Though I admit I'm mostly talking here about people who can voice their desires on the question.

4701592

Oh, almost certainly. But committment is revocable. Euthanasia isn't.

4701597
I feel like my point rests in the question of consent of patient in question.

Euthenasia isn't technically suicide, though some forms of immortality might require assistance to end. In those cases, I do think that the establishment of sound mind is in order on behalf of the assistant, though the whole situation is a weird one in terms of personal agency (this is a large part of the plot of my OF novel.)

In cases where a person can choose to end their own life, whether activly or via refusing "life support," it's only a question of when intervention is morally necessary and to what extent. That's not euthenasia, and while it is used for neferious means, it's unusual that you'd need to be arguing with the potential victim over it.
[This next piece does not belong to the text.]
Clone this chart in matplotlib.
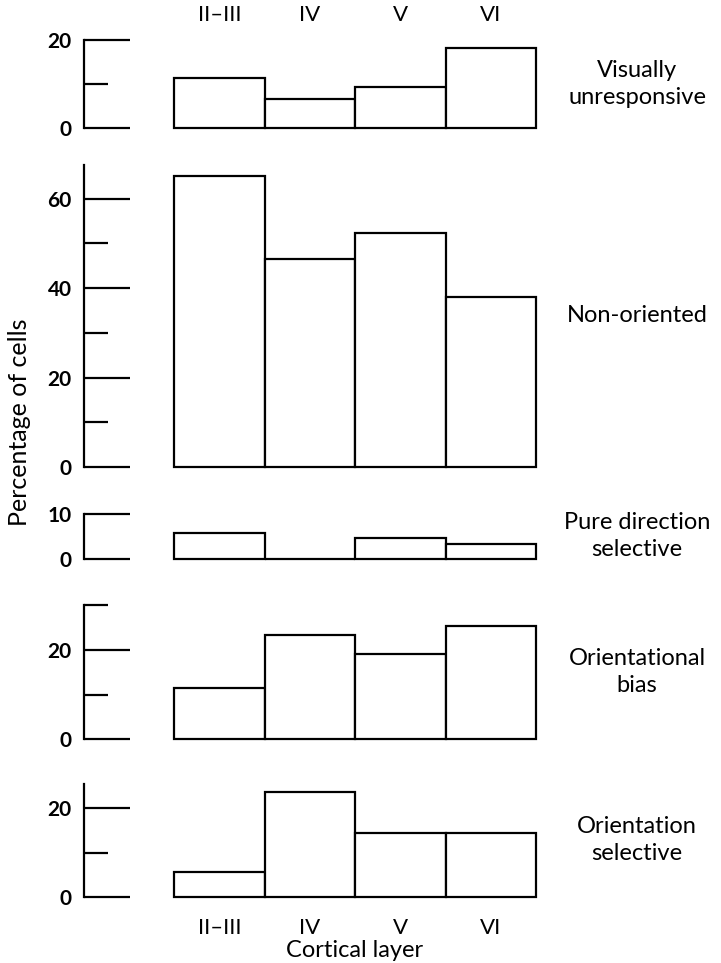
import matplotlib.pyplot as plt
from matplotlib.ticker import FixedLocator

plt.rcParams['font.family'] = ['Lato', 'DejaVu Sans']

layers = ["II\u2013III", "IV", "V", "VI"]

visually_unresponsive = [11.5, 6.6, 9.3, 18.3]
non_oriented = [65.1, 46.4, 52.2, 37.9]
pure_direction = [5.7, 0.0, 4.6, 3.3]
orientational_bias = [11.5, 23.3, 19.0, 25.3]
orientation_selective = [5.5, 23.7, 14.4, 14.4]

panel_names = ["Visually\nunresponsive", "Non-oriented", "Pure direction\nselective",
               "Orientational\nbias", "Orientation\nselective"]
panel_values = [visually_unresponsive, non_oriented, pure_direction,
                orientational_bias, orientation_selective]
panel_ylim = [20, 67.5, 10, 30, 25.5]
panel_major = [[0, 20], [0, 20, 40, 60], [0, 10], [0, 20], [0, 20]]
panel_minor = [[10], [10, 30, 50], [], [10, 30], [10]]

# pixel layout (top of axes, bottom of axes)
W, H = 721, 963
panel_px = [(40, 128.3), (165, 467), (513.7, 559), (605, 739.3), (784, 896.7)]
left_px, right_px = 84, 536

fig = plt.figure(figsize=(W / 100, H / 100), dpi=100)

axes = []
for i, (top, bot) in enumerate(panel_px):
    ax = fig.add_axes([left_px / W, 1 - bot / H, (right_px - left_px) / W, (bot - top) / H])
    vals = panel_values[i]
    ax.bar(range(len(layers)), vals, width=1.0, facecolor="white", edgecolor="black",
           linewidth=1.6, clip_on=False)
    ax.set_xlim(-1.5, 3.5)
    ax.set_ylim(0, panel_ylim[i])
    for s in ["top", "right", "bottom"]:
        ax.spines[s].set_visible(False)
    ax.spines["left"].set_linewidth(1.6)
    ax.yaxis.set_major_locator(FixedLocator(panel_major[i]))
    ax.yaxis.set_minor_locator(FixedLocator(panel_minor[i]))
    ax.tick_params(axis="y", which="major", direction="in", length=33, width=1.6,
                   pad=9, labelsize=15)
    ax.tick_params(axis="y", which="minor", direction="in", length=17, width=1.6)
    for lab in ax.get_yticklabels():
        lab.set_fontweight("bold")
    ax.set_xticks([])
    cy = (top + bot) / 2
    ax.text(637 / W, 1 - cy / H, panel_names[i], transform=fig.transFigure,
            ha="center", va="center", fontsize=17, linespacing=1.35)
    axes.append(ax)

axes[0].set_xticks(range(len(layers)), layers)
axes[0].tick_params(axis="x", top=False, bottom=False, labeltop=True, labelbottom=False,
                    pad=7, labelsize=16)
axes[-1].set_xticks(range(len(layers)), layers)
axes[-1].tick_params(axis="x", bottom=False, pad=12, labelsize=16)

fig.text(355 / W, 1 - 950 / H, "Cortical layer", ha="center", va="center", fontsize=17)
fig.text(20 / W, 1 - 422 / H, "Percentage of cells", rotation=90, ha="center",
         va="center", fontsize=18)

fig.savefig("out.png", dpi=100)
Either they are trying to kill themselves, or someone is trying to kill them against their will.

There was a comic that explained how fanfic writers under 30 have Twilight angst about it, those over 30 have Twilight celebrate being about to screw over death.

Rather reminds me of that episode of Voyager with Quinn. If I was immortal, I would kill myself.

....someday. eventually. after I had done everything I could ever think of, and then all the other things I hadn't been able to think of before. When I felt like I could no longer benefit society, which would take an awfully long time. But that's very different from wishing I wasn't immortal in the first place.

I absolutely want to be immortal. Thinking that immortality carries with it a risk of eternity spent aged to frailty and beyond, though, is absurd, assuming the damage theory of ageing is correct (and almost certainly so for most other theories for how ageing works): ageing to death involves accumulation of damage to the point that some life-critical system finally fails, and on the journey there, the thus-far accumulated damage is what's ultimately responsible for basically all of the physical and mental traits we associate with middling to advanced age; therefore, fixing the damage also turns back the clock in that regard. Since fixing said damage just happens to be the plan for extending lifespan under the damage theory of ageing, it follows quite readily that the fear of those extra years spent in aged frailty is baseless.

Similarly, there's no reason to expect that we would just accumulate injuries over the eons until we're a barely-functional shadow of our former selves; we are already able to grow replacement tissues for many areas of the body starting from a small skin scraping, and we're on the threshold of full organ replacement in this manner. From there, it's a relatively short hop to being able to replace limbs and the like wholesale, and of course that completely discounts simply using artificial replacements, technology for which is also progressing by leaps and bounds.

On a slightly different tack, realistically any society which provides for immortality must also provide an out; it would be just as tyrannical for a society to completely forbid self-termination as it would for a society to forbid making use of immortality-providing technologies that are readily available. The name of the game should be personal choice, after the normal assurances that said choice is stable, not being made under duress, etc.

I would not wish to live forever, nor shall I have to. Christopher's gone ahead, and I have a strong conviction that we'll meet again in an afterlife, but even if I'm wrong, ceasing to exist doesn't frighten me. Every day that I remain here carries me further away from him, but also that much closer to meeting again. If I did not have that faith, I'd have killed myself long since.